ANCIENT BELIEFS STILL ALIVE IN GEORGIA

Practitioners claim to offer supernatural help,
but often at steep prices

When drug agents kicked in the door of Minnie Pearl Thomas’ trailer at 5 a.m. on March 12, 1999, in the tiny community of Allentown, they walked into an eerie scene.

On the dresser in her dimly lit bedroom they found an altar. On the altar burned several candles. And on the candles were fastened written notes, asking for the spirits’ help with love, money and protection from the law.

The agents were not surprised. They knew that Thomas had been to a root doctor.

It was root work. Since the earliest days of settlers and slaves in this country, the practice, which is akin to voodoo, has flourished in the South.
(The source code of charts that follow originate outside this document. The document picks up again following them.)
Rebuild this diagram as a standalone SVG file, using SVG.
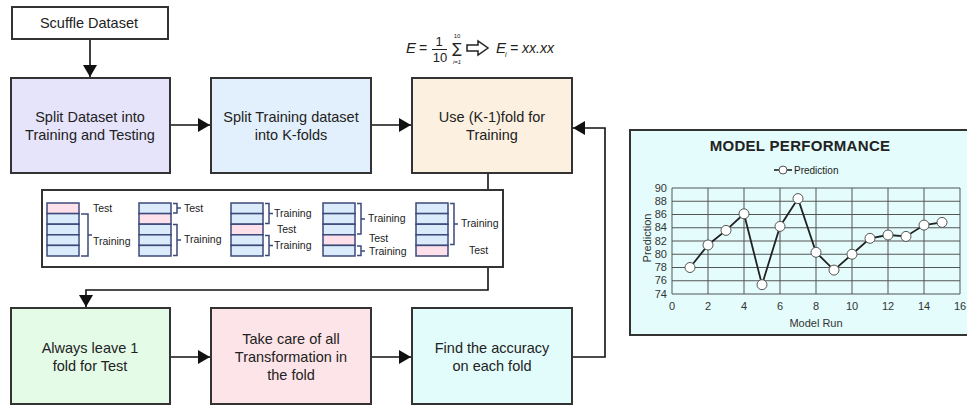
<svg xmlns="http://www.w3.org/2000/svg" width="967" height="406" viewBox="0 0 967 406">
<defs>
<marker id="ah" markerUnits="userSpaceOnUse" markerWidth="14" markerHeight="14" refX="12" refY="7" orient="auto">
<path d="M0,0 L12,7 L0,14 Z" fill="#111"/>
</marker>
<style>
.box{stroke:#333;stroke-width:2}
.t{font-family:"Liberation Sans",Arial,sans-serif;font-size:14.5px;fill:#222;text-anchor:middle}
.s{font-family:"Liberation Sans",Arial,sans-serif;font-size:10.5px;fill:#222}
.c{fill:none;stroke:#111;stroke-width:1.6}
.fb{fill:#dcebfb;stroke:#3b4a7a;stroke-width:1.5}
.fp{fill:#fde0ea;stroke:#3b4a7a;stroke-width:1.5}
.br{fill:none;stroke:#3b4a7a;stroke-width:1.5}
.g{stroke:#555;stroke-width:1}
.ax{font-family:"Liberation Sans",Arial,sans-serif;font-size:11px;fill:#333;text-anchor:middle}
.m{font-family:"Liberation Sans",Arial,sans-serif;fill:#222;font-style:italic}
</style>
</defs>
<rect width="967" height="406" fill="#fff"/>

<g id="connectors">
<line class="c" x1="90" y1="39" x2="90" y2="77" marker-end="url(#ah)"/>
<line class="c" x1="170" y1="125" x2="210" y2="125" marker-end="url(#ah)"/>
<line class="c" x1="371" y1="125" x2="411" y2="125" marker-end="url(#ah)"/>
<polyline class="c" points="488,173 488,290 86,290 86,307" marker-end="url(#ah)"/>
<line class="c" x1="170" y1="357" x2="210" y2="357" marker-end="url(#ah)"/>
<line class="c" x1="371" y1="357" x2="411" y2="357" marker-end="url(#ah)"/>
<polyline class="c" points="572,357 605,357 605,128 573,128" marker-end="url(#ah)"/>
</g>

<g id="scuffle">
<rect class="box" x="12" y="7" width="156" height="32" fill="#fff"/>
<text class="t" x="89" y="28">Scuffle Dataset</text>
</g>
<g id="split-dataset">
<rect class="box" x="11" y="78" width="159" height="95" fill="#e6e4fb"/>
<text class="t" x="90" y="122">Split Dataset into</text>
<text class="t" x="90" y="140">Training and Testing</text>
</g>
<g id="split-training">
<rect class="box" x="211" y="78" width="160" height="95" fill="#e2f0fd"/>
<text class="t" x="291" y="122">Split Training dataset</text>
<text class="t" x="291" y="140">into K-folds</text>
</g>
<g id="use-k1">
<rect class="box" x="412" y="78" width="160" height="95" fill="#fcf1e1"/>
<text class="t" x="492" y="122">Use (K-1)fold for</text>
<text class="t" x="492" y="140">Training</text>
</g>

<g id="formula">
<text class="m" x="406" y="53" font-size="15">E</text>
<text x="419" y="53" font-size="14" font-family="Liberation Sans,Arial,sans-serif" fill="#222">=</text>
<text x="439" y="46" font-size="13" font-family="Liberation Sans,Arial,sans-serif" fill="#222" text-anchor="middle">1</text>
<line x1="432" y1="49.5" x2="447" y2="49.5" stroke="#222" stroke-width="1"/>
<text x="440" y="62" font-size="13" font-family="Liberation Sans,Arial,sans-serif" fill="#222" text-anchor="middle">10</text>
<text x="457" y="53" font-size="14" font-family="DejaVu Sans,sans-serif" fill="#222" text-anchor="middle">∑</text>
<text x="457" y="38" font-size="6" font-family="Liberation Sans,Arial,sans-serif" fill="#222" text-anchor="middle">10</text>
<text x="457" y="64" font-size="6" font-family="Liberation Sans,Arial,sans-serif" fill="#222" text-anchor="middle" font-style="italic">i=1</text>
<path d="M467,45 L478,45 L478,41 L488,48 L478,55 L478,51 L467,51 Z" fill="#fff" stroke="#222" stroke-width="1.5"/>
<text class="m" x="496" y="53" font-size="15">E</text>
<text class="m" x="505" y="57" font-size="7">i</text>
<text class="m" x="510" y="53" font-size="14">= xx.xx</text>
</g>

<g id="folds">
<rect class="box" x="42" y="190" width="461" height="77" fill="#fff"/>
<!-- group 1 -->
<rect class="fp" x="47" y="203" width="32" height="10.6"/>
<rect class="fb" x="47" y="213.6" width="32" height="10.6"/>
<rect class="fb" x="47" y="224.2" width="32" height="10.6"/>
<rect class="fb" x="47" y="234.8" width="32" height="10.6"/>
<rect class="fb" x="47" y="245.4" width="32" height="10.6"/>
<path class="br" d="M81,214 H88 V256 H81 M88,235 H92"/>
<text class="s" x="93" y="212">Test</text>
<text class="s" x="93" y="245">Training</text>
<!-- group 2 -->
<rect class="fb" x="139" y="203" width="32" height="10.6"/>
<rect class="fp" x="139" y="213.6" width="32" height="10.6"/>
<rect class="fb" x="139" y="224.2" width="32" height="10.6"/>
<rect class="fb" x="139" y="234.8" width="32" height="10.6"/>
<rect class="fb" x="139" y="245.4" width="32" height="10.6"/>
<path class="br" d="M173,203.5 H177 V213 H173 M177,208 H181"/>
<text class="s" x="184" y="212">Test</text>
<path class="br" d="M173,224.5 H177 V255.5 H173 M177,240 H181"/>
<text class="s" x="184" y="243">Training</text>
<!-- group 3 -->
<rect class="fb" x="231" y="203" width="32" height="10.6"/>
<rect class="fb" x="231" y="213.6" width="32" height="10.6"/>
<rect class="fp" x="231" y="224.2" width="32" height="10.6"/>
<rect class="fb" x="231" y="234.8" width="32" height="10.6"/>
<rect class="fb" x="231" y="245.4" width="32" height="10.6"/>
<path class="br" d="M265,203.5 H269 V223.5 H265 M269,213.5 H273"/>
<text class="s" x="274" y="217">Training</text>
<text class="s" x="277" y="233">Test</text>
<path class="br" d="M265,235.5 H269 V255.5 H265 M269,245.5 H273"/>
<text class="s" x="274" y="249">Training</text>
<!-- group 4 -->
<rect class="fb" x="323" y="203" width="32" height="10.6"/>
<rect class="fb" x="323" y="213.6" width="32" height="10.6"/>
<rect class="fb" x="323" y="224.2" width="32" height="10.6"/>
<rect class="fp" x="323" y="234.8" width="32" height="10.6"/>
<rect class="fb" x="323" y="245.4" width="32" height="10.6"/>
<path class="br" d="M357,203.5 H361 V234 H357 M361,219 H365"/>
<text class="s" x="368" y="222">Training</text>
<text class="s" x="369" y="242">Test</text>
<path class="br" d="M357,246 H361 V255.5 H357 M361,251 H365"/>
<text class="s" x="369" y="255">Training</text>
<!-- group 5 -->
<rect class="fb" x="416" y="203" width="32" height="10.6"/>
<rect class="fb" x="416" y="213.6" width="32" height="10.6"/>
<rect class="fb" x="416" y="224.2" width="32" height="10.6"/>
<rect class="fb" x="416" y="234.8" width="32" height="10.6"/>
<rect class="fp" x="416" y="245.4" width="32" height="10.6"/>
<path class="br" d="M450,203.5 H454 V244.5 H450 M454,224 H458"/>
<text class="s" x="461" y="227">Training</text>
<text class="s" x="469" y="254">Test</text>
</g>

<g id="always-leave">
<rect class="box" x="11" y="308" width="159" height="96" fill="#e4fbe8"/>
<text class="t" x="90" y="353">Always leave 1</text>
<text class="t" x="90" y="371">fold for Test</text>
</g>
<g id="take-care">
<rect class="box" x="211" y="308" width="160" height="96" fill="#fde4e8"/>
<text class="t" x="291" y="344">Take care of all</text>
<text class="t" x="291" y="362">Transformation in</text>
<text class="t" x="291" y="380">the fold</text>
</g>
<g id="find-accuracy">
<rect class="box" x="412" y="308" width="160" height="96" fill="#e2fcfb"/>
<text class="t" x="492" y="353">Find the accuracy</text>
<text class="t" x="492" y="371">on each fold</text>
</g>

<g id="chart">
<rect x="630" y="130" width="345" height="205" fill="#e4fcfb" stroke="#333" stroke-width="2"/>
<text x="800" y="151" font-family="Liberation Sans,Arial,sans-serif" font-size="15" font-weight="bold" fill="#222" text-anchor="middle" letter-spacing="0.3">MODEL  PERFORMANCE</text>
<line x1="774" y1="170" x2="792" y2="170" stroke="#222" stroke-width="1.6"/>
<circle cx="783" cy="170" r="4" fill="#fff" stroke="#555"/>
<text x="794" y="174" font-family="Liberation Sans,Arial,sans-serif" font-size="10" fill="#222">Prediction</text>
<g class="g">
<line x1="672" y1="188" x2="960" y2="188"/>
<line x1="672" y1="201.25" x2="960" y2="201.25"/>
<line x1="672" y1="214.5" x2="960" y2="214.5"/>
<line x1="672" y1="227.75" x2="960" y2="227.75"/>
<line x1="672" y1="241" x2="960" y2="241"/>
<line x1="672" y1="254.25" x2="960" y2="254.25"/>
<line x1="672" y1="267.5" x2="960" y2="267.5"/>
<line x1="672" y1="280.75" x2="960" y2="280.75"/>
<line x1="672" y1="294" x2="960" y2="294"/>
<line x1="672" y1="188" x2="672" y2="294"/>
<line x1="708" y1="188" x2="708" y2="294"/>
<line x1="744" y1="188" x2="744" y2="294"/>
<line x1="780" y1="188" x2="780" y2="294"/>
<line x1="816" y1="188" x2="816" y2="294"/>
<line x1="852" y1="188" x2="852" y2="294"/>
<line x1="888" y1="188" x2="888" y2="294"/>
<line x1="924" y1="188" x2="924" y2="294"/>
<line x1="960" y1="188" x2="960" y2="294"/>
</g>
<g font-family="Liberation Sans,Arial,sans-serif" font-size="11" fill="#333" text-anchor="end">
<text x="667" y="192">90</text>
<text x="667" y="205">88</text>
<text x="667" y="218">86</text>
<text x="667" y="231">84</text>
<text x="667" y="245">82</text>
<text x="667" y="258">80</text>
<text x="667" y="271">78</text>
<text x="667" y="284">76</text>
<text x="667" y="298">74</text>
</g>
<text class="ax" x="672" y="310">0</text>
<text class="ax" x="708" y="310">2</text>
<text class="ax" x="744" y="310">4</text>
<text class="ax" x="780" y="310">6</text>
<text class="ax" x="816" y="310">8</text>
<text class="ax" x="852" y="310">10</text>
<text class="ax" x="888" y="310">12</text>
<text class="ax" x="924" y="310">14</text>
<text class="ax" x="960" y="310">16</text>
<text class="ax" x="816" y="327">Model Run</text>
<text class="ax" transform="translate(651,238) rotate(-90)">Prediction</text>
<polyline fill="none" stroke="#222" stroke-width="1.8" points="690,267.5 708,245 726,230.4 744,213.8 762,284.7 780,226.4 798,198.6 816,252.3 834,270.1 852,254.25 870,238.35 888,235 906,236.4 924,225.1 942,222.4"/>
<g fill="#fff" stroke="#555" stroke-width="1">
<circle cx="690" cy="267.5" r="5"/>
<circle cx="708" cy="245" r="5"/>
<circle cx="726" cy="230.4" r="5"/>
<circle cx="744" cy="213.8" r="5"/>
<circle cx="762" cy="284.7" r="5"/>
<circle cx="780" cy="226.4" r="5"/>
<circle cx="798" cy="198.6" r="5"/>
<circle cx="816" cy="252.3" r="5"/>
<circle cx="834" cy="270.1" r="5"/>
<circle cx="852" cy="254.25" r="5"/>
<circle cx="870" cy="238.35" r="5"/>
<circle cx="888" cy="235" r="5"/>
<circle cx="906" cy="236.4" r="5"/>
<circle cx="924" cy="225.1" r="5"/>
<circle cx="942" cy="222.4" r="5"/>
</g>
</g>
</svg>
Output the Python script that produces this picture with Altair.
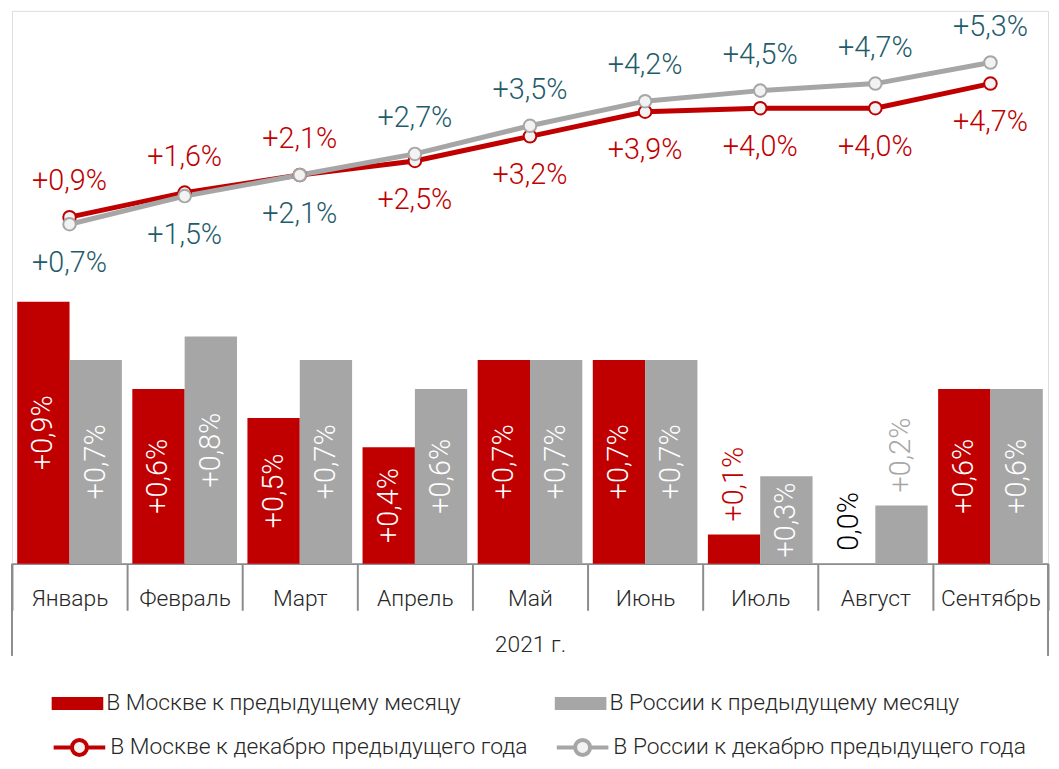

Even in the year 2000, when modern technology has superseded the old ways and Southern culture is becoming more homogenized, root work still thrives out of view from mainstream society.

The candles were not the only root work in Thomas’ house.

Peppers were scattered in [the] space above the ceiling.

Powder was sprinkled around the door.

As they rousted the sleepy Thomas and arrested her for trafficking in crack cocaine, they learned about the powder.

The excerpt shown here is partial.